* [WORK TO COMPLETE] Copy the data that follows exactly. Include no pictures.

## BEGIN

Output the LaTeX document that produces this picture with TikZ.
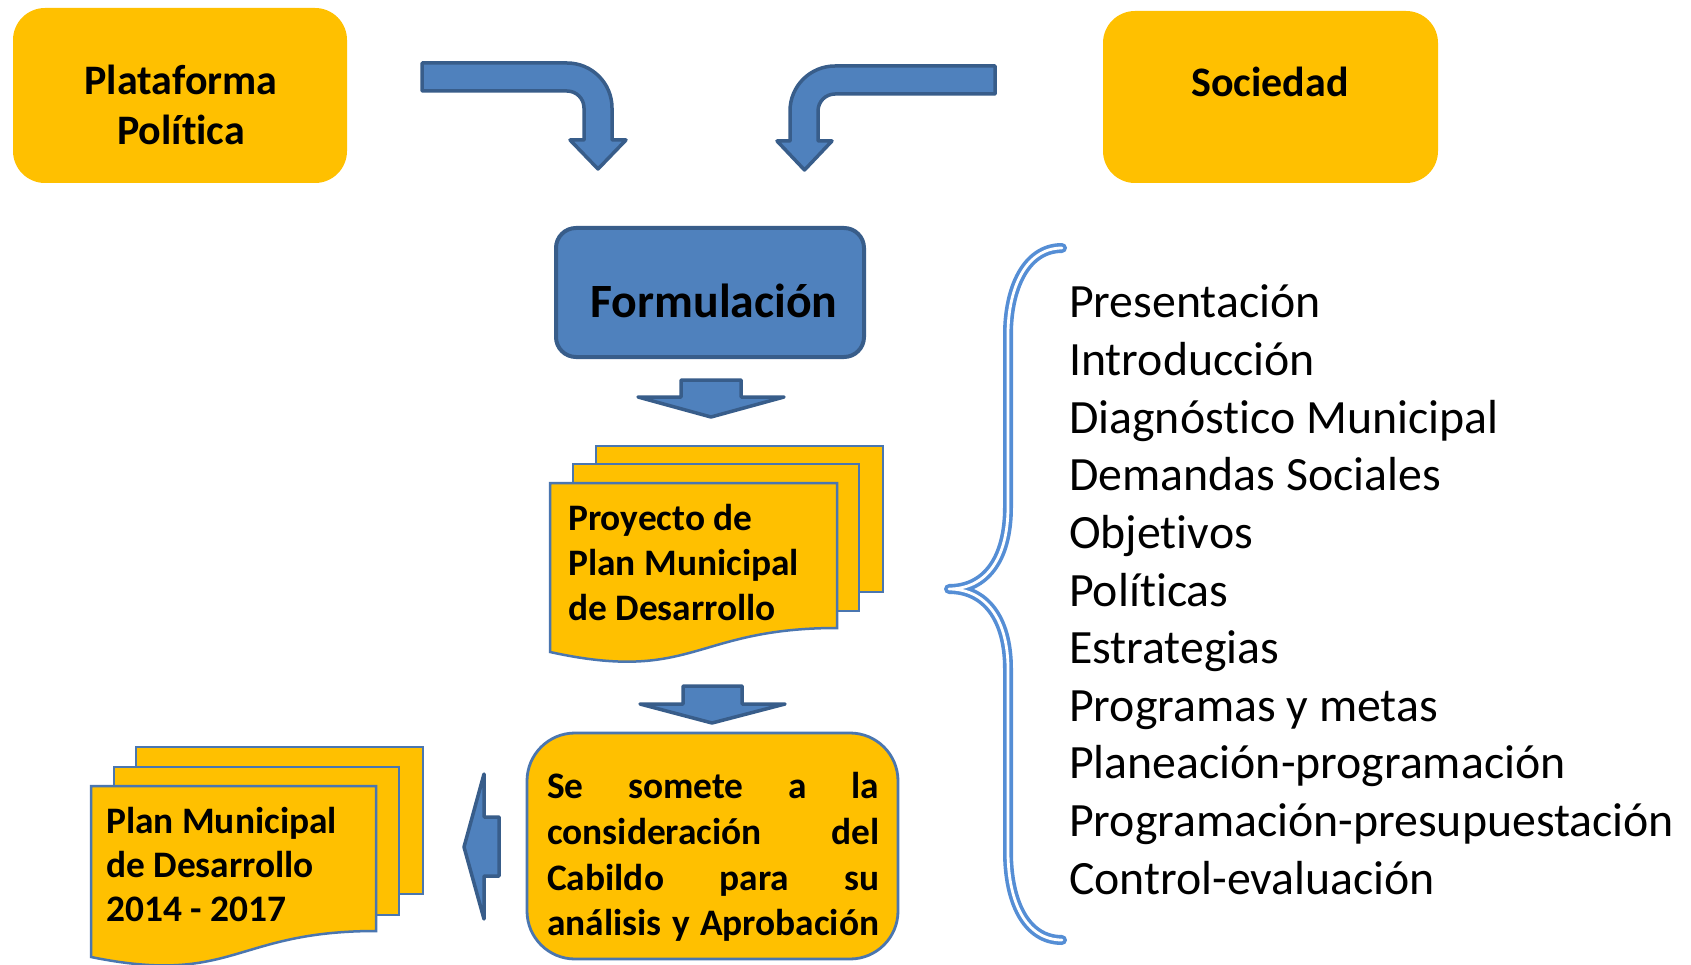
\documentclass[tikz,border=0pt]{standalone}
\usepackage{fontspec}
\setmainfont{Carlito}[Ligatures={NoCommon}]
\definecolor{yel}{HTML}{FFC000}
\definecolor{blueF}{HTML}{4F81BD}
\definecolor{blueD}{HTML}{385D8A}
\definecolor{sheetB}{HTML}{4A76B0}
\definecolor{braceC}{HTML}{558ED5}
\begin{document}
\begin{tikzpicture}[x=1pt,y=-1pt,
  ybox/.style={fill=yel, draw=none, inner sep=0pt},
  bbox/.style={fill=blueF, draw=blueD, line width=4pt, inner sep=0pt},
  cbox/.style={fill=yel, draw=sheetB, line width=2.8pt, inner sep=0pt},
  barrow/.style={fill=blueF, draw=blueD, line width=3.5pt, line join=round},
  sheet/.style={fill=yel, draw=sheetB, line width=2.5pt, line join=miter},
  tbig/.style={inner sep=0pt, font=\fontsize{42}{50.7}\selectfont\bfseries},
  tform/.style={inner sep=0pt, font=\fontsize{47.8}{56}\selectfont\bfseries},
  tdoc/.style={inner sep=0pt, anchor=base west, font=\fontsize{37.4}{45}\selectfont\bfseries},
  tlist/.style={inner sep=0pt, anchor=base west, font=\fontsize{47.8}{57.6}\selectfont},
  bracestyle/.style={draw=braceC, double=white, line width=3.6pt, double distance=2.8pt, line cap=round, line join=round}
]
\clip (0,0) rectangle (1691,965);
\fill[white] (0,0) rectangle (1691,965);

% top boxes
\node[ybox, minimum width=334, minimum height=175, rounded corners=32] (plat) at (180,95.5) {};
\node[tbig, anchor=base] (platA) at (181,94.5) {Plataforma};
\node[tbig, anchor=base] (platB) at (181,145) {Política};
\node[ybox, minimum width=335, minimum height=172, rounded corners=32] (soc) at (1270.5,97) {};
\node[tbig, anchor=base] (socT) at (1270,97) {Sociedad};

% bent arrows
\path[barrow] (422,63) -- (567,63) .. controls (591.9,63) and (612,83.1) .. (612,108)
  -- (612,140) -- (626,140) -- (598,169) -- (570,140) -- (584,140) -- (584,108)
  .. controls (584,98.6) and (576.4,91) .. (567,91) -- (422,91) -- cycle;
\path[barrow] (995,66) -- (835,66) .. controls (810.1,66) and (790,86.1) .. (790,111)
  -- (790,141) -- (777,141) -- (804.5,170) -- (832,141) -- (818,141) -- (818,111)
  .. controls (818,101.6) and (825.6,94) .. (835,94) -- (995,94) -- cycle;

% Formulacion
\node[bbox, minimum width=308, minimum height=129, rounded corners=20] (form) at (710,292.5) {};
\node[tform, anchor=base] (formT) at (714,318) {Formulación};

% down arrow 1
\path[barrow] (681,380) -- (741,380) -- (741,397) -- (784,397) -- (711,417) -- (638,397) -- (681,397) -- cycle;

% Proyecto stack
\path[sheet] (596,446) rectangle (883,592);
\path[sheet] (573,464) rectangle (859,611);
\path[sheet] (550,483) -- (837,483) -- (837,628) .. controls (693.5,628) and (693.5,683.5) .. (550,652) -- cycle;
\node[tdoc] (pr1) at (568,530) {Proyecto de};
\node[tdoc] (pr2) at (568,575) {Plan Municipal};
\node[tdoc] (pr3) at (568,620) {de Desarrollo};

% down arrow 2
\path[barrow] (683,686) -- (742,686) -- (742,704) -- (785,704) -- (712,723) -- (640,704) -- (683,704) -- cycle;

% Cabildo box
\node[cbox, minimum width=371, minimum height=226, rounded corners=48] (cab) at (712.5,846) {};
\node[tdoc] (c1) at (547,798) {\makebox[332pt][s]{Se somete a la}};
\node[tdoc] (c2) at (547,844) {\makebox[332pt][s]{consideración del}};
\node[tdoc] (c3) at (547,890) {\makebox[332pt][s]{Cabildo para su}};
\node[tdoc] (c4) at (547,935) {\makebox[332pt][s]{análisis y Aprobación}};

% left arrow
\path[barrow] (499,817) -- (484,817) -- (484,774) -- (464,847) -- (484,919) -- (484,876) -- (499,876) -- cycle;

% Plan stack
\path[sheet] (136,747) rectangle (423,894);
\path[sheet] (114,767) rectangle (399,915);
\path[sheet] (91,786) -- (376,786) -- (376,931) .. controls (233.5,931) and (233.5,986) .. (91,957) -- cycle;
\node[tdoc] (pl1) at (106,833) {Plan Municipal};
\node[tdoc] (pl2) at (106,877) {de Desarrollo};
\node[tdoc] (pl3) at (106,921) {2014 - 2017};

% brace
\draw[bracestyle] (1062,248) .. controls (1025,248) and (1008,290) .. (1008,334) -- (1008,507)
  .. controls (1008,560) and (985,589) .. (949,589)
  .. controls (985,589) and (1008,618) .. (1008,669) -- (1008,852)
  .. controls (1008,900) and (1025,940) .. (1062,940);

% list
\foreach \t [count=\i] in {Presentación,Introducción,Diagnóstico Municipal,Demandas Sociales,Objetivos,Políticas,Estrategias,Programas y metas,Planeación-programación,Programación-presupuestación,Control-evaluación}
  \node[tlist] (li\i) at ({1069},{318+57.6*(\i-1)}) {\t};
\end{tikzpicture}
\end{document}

## END

* [CORRECT RESPONSE]
Output the LaTeX document that produces this picture with TikZ.
\documentclass[tikz,border=0pt]{standalone}
\usepackage{fontspec}
\setmainfont{Carlito}[Ligatures={NoCommon}]
\definecolor{yel}{HTML}{FFC000}
\definecolor{blueF}{HTML}{4F81BD}
\definecolor{blueD}{HTML}{385D8A}
\definecolor{sheetB}{HTML}{4A76B0}
\definecolor{braceC}{HTML}{558ED5}
\begin{document}
\begin{tikzpicture}[x=1pt,y=-1pt,
  ybox/.style={fill=yel, draw=none, inner sep=0pt},
  bbox/.style={fill=blueF, draw=blueD, line width=4pt, inner sep=0pt},
  cbox/.style={fill=yel, draw=sheetB, line width=2.8pt, inner sep=0pt},
  barrow/.style={fill=blueF, draw=blueD, line width=3.5pt, line join=round},
  sheet/.style={fill=yel, draw=sheetB, line width=2.5pt, line join=miter},
  tbig/.style={inner sep=0pt, font=\fontsize{42}{50.7}\selectfont\bfseries},
  tform/.style={inner sep=0pt, font=\fontsize{47.8}{56}\selectfont\bfseries},
  tdoc/.style={inner sep=0pt, anchor=base west, font=\fontsize{37.4}{45}\selectfont\bfseries},
  tlist/.style={inner sep=0pt, anchor=base west, font=\fontsize{47.8}{57.6}\selectfont},
  bracestyle/.style={draw=braceC, double=white, line width=3.6pt, double distance=2.8pt, line cap=round, line join=round}
]
\clip (0,0) rectangle (1691,965);
\fill[white] (0,0) rectangle (1691,965);

% top boxes
\node[ybox, minimum width=334, minimum height=175, rounded corners=32] (plat) at (180,95.5) {};
\node[tbig, anchor=base] (platA) at (181,94.5) {Plataforma};
\node[tbig, anchor=base] (platB) at (181,145) {Política};
\node[ybox, minimum width=335, minimum height=172, rounded corners=32] (soc) at (1270.5,97) {};
\node[tbig, anchor=base] (socT) at (1270,97) {Sociedad};

% bent arrows
\path[barrow] (422,63) -- (567,63) .. controls (591.9,63) and (612,83.1) .. (612,108)
  -- (612,140) -- (626,140) -- (598,169) -- (570,140) -- (584,140) -- (584,108)
  .. controls (584,98.6) and (576.4,91) .. (567,91) -- (422,91) -- cycle;
\path[barrow] (995,66) -- (835,66) .. controls (810.1,66) and (790,86.1) .. (790,111)
  -- (790,141) -- (777,141) -- (804.5,170) -- (832,141) -- (818,141) -- (818,111)
  .. controls (818,101.6) and (825.6,94) .. (835,94) -- (995,94) -- cycle;

% Formulacion
\node[bbox, minimum width=308, minimum height=129, rounded corners=20] (form) at (710,292.5) {};
\node[tform, anchor=base] (formT) at (714,318) {Formulación};

% down arrow 1
\path[barrow] (681,380) -- (741,380) -- (741,397) -- (784,397) -- (711,417) -- (638,397) -- (681,397) -- cycle;

% Proyecto stack
\path[sheet] (596,446) rectangle (883,592);
\path[sheet] (573,464) rectangle (859,611);
\path[sheet] (550,483) -- (837,483) -- (837,628) .. controls (693.5,628) and (693.5,683.5) .. (550,652) -- cycle;
\node[tdoc] (pr1) at (568,530) {Proyecto de};
\node[tdoc] (pr2) at (568,575) {Plan Municipal};
\node[tdoc] (pr3) at (568,620) {de Desarrollo};

% down arrow 2
\path[barrow] (683,686) -- (742,686) -- (742,704) -- (785,704) -- (712,723) -- (640,704) -- (683,704) -- cycle;

% Cabildo box
\node[cbox, minimum width=371, minimum height=226, rounded corners=48] (cab) at (712.5,846) {};
\node[tdoc] (c1) at (547,798) {\makebox[332pt][s]{Se somete a la}};
\node[tdoc] (c2) at (547,844) {\makebox[332pt][s]{consideración del}};
\node[tdoc] (c3) at (547,890) {\makebox[332pt][s]{Cabildo para su}};
\node[tdoc] (c4) at (547,935) {\makebox[332pt][s]{análisis y Aprobación}};

% left arrow
\path[barrow] (499,817) -- (484,817) -- (484,774) -- (464,847) -- (484,919) -- (484,876) -- (499,876) -- cycle;

% Plan stack
\path[sheet] (136,747) rectangle (423,894);
\path[sheet] (114,767) rectangle (399,915);
\path[sheet] (91,786) -- (376,786) -- (376,931) .. controls (233.5,931) and (233.5,986) .. (91,957) -- cycle;
\node[tdoc] (pl1) at (106,833) {Plan Municipal};
\node[tdoc] (pl2) at (106,877) {de Desarrollo};
\node[tdoc] (pl3) at (106,921) {2014 - 2017};

% brace
\draw[bracestyle] (1062,248) .. controls (1025,248) and (1008,290) .. (1008,334) -- (1008,507)
  .. controls (1008,560) and (985,589) .. (949,589)
  .. controls (985,589) and (1008,618) .. (1008,669) -- (1008,852)
  .. controls (1008,900) and (1025,940) .. (1062,940);

% list
\foreach \t [count=\i] in {Presentación,Introducción,Diagnóstico Municipal,Demandas Sociales,Objetivos,Políticas,Estrategias,Programas y metas,Planeación-programación,Programación-presupuestación,Control-evaluación}
  \node[tlist] (li\i) at ({1069},{318+57.6*(\i-1)}) {\t};
\end{tikzpicture}
\end{document}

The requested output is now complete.